A QUICK INTRO TO RATIONAL IGNORANCE AND RATIONAL IRRATIONALITY
1. This stuff pertains to public choice theory, which is defined by Wikipedia as: ” the use of modern economic tools to study problems that traditionally are in the province of political science. From the perspective of political science, it is the subset of positive political theory that models voters, politicians, and bureaucrats as mainly self-interested.”
2. An important point for much of the theory of public choice in democracies is the fact that the probability that any individual’s vote will affect the outcome of the election is generally negligible. For example, in U.S. presidential elections, the probability that your vote will affect the election’s outcome is comparable to that of winning the lottery seven times in a row. This is because your vote only makes a difference if all the other votes happen to be exactly tied, so that your vote turns out to be the deciding vote – or perhaps if your vote happens to be the one leading to an exact tie!
3. RATIONAL IGNORANCE: According to Wikipedia, “The term was coined by Anthony Downs, An Economic Theory of Democracy”. Wiki sez: “Rational ignorance occurs when the cost of educating oneself on an issue exceeds the potential benefit that the knowledge would provide.” Applied to democracy, voters are to be expected to be rationally ignorant about the issues they vote on. This is because, since their vote almost certainly won’t change policy, they have nothing to gain from making an informed vote rather than an uninformed one. On the other hand, the cost of informing themselves is considerable. Some people enjoy informing themselves about such issues, but they are a small minority.
4. Empirically, voters really are very ignorant about politics and economics. They are least ignorant about the aspects of politics that are the most entertaining.
5. Donald Wittman, in The Myth of Democratic Failure, has defended democracy against many of the usual criticisms from public choice theorists. One argument he makes in the book is that, because of the miracle of aggregation, rational ignorance is not actually a problem: provided that people are merely ignorant and not systematically biased, their mistakes should cancel out. Also, if you assume that 5% of the electorate is well-informed on the relevant issues, you could argue that those 5% effectively decide the outcome of the election, whereas the votes of the other 95%, which are randomly distributed, cancel each other out.
6. Bryan Caplan, who credits Donald Wittman with “waking [him] from [his] dogmatic slumbers in political economy”, has compiled empirical evidence that voters are, in fact, systematically biased, thus concluding that Wittman’s argument is valid but not sound. In his book The Myth of the Rational Voter, Caplan identifies four main widespread biases about economics: “Make-work bias”, “Anti-foreign bias”, “Pessimistic bias”, “Anti-market bias”.

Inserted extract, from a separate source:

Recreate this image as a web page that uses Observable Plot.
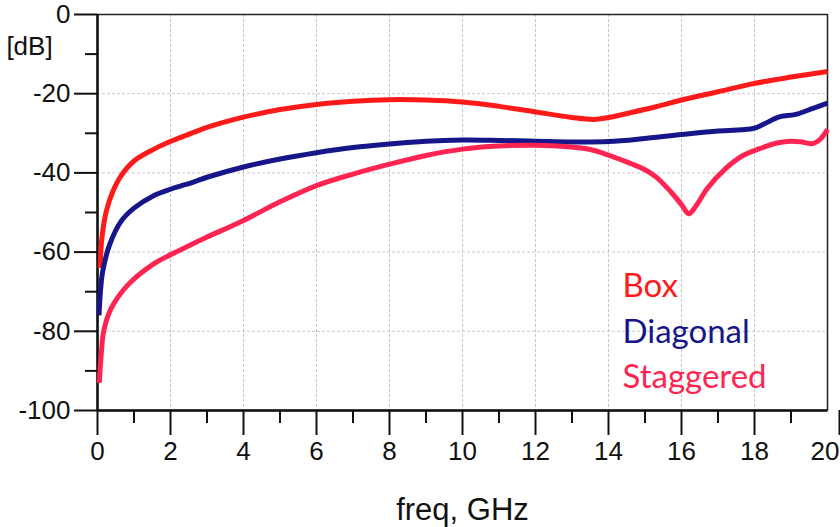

7. The term RATIONAL IRRATIONALITY, coined by Bryan Caplan, sounds all kinds of oxymoronic, but the two instances of “irrationality” in the phrase refer to two different kinds of rationality:
a. Epistemic rationality: “forming beliefs in truth-conductive ways”
b. Instrumental rationality: “choosing effective means to attain one’s goals, given one’s beliefs”
8. So while the idea of rational ignorance is that it is *instrumentally* rational to be ignorant, the idea of rational irrationality is that it is *instrumentally* rational to be *epistemically* irrational.
9. The costs of overcoming ignorance are generally high because studying the relevant issues takes time and effort. The costs of overcoming irrationality are generally high whenever people simply *enjoy* being irrational. Bryan Caplan argues that people have “preferences over beliefs”: there are beliefs that people just like to hold whether they are true or not, and giving them up would be emotionally costly to them – often extremely costly. So if the expected rewards from giving them up aren’t high enough, they won’t.
I think the solution is using the Crowdsourcing Utopia project as a form of direct democracy to identify the most cost-effective solution to each public policy problem that government is intended to solve.
Averaging guesses as to the effectiveness of a particular public policy solution to a problem would easily overcome plain ignorance as it would basically be seen as random noise and cancel itself out. The few people with the right answer would pile on top of each other so that you could identify the right answer. However, the problem of systemic bias remains.
The way to overcome this is to identify biased guessers and remove their guesses from the pool (aka filter out their biased guesses). This would be done using the equivalent of a captcha. Captcha are used to distinguish dumb robots from smarter humans. The captchas used in the crowdsourcing utopia project wouldn’t be just fuzzy strings of text. These captcha’s would be questions with a single, hard, correct and numerical answer that a biased person would have avoided integrating into their thought process in an attempt to avoid cognitive dissonance.
Let’s look at the 4 biases to be identified and filtered out.
Caplan refers to the anti-market bias as a “tendency to underestimate the benefits of the market mechanism.” In Caplan’s view, the populace tends to view themselves as victims of the market, rather than participants of it. Corporations, and even small-scale suppliers, are seen as greedy monopolists that prey on the consumer. Caplan argues that all trade is a two-way street. Cheating people is bad for business and the existence of multiple firms offering similar products demonstrates there is competition, not monopoly power.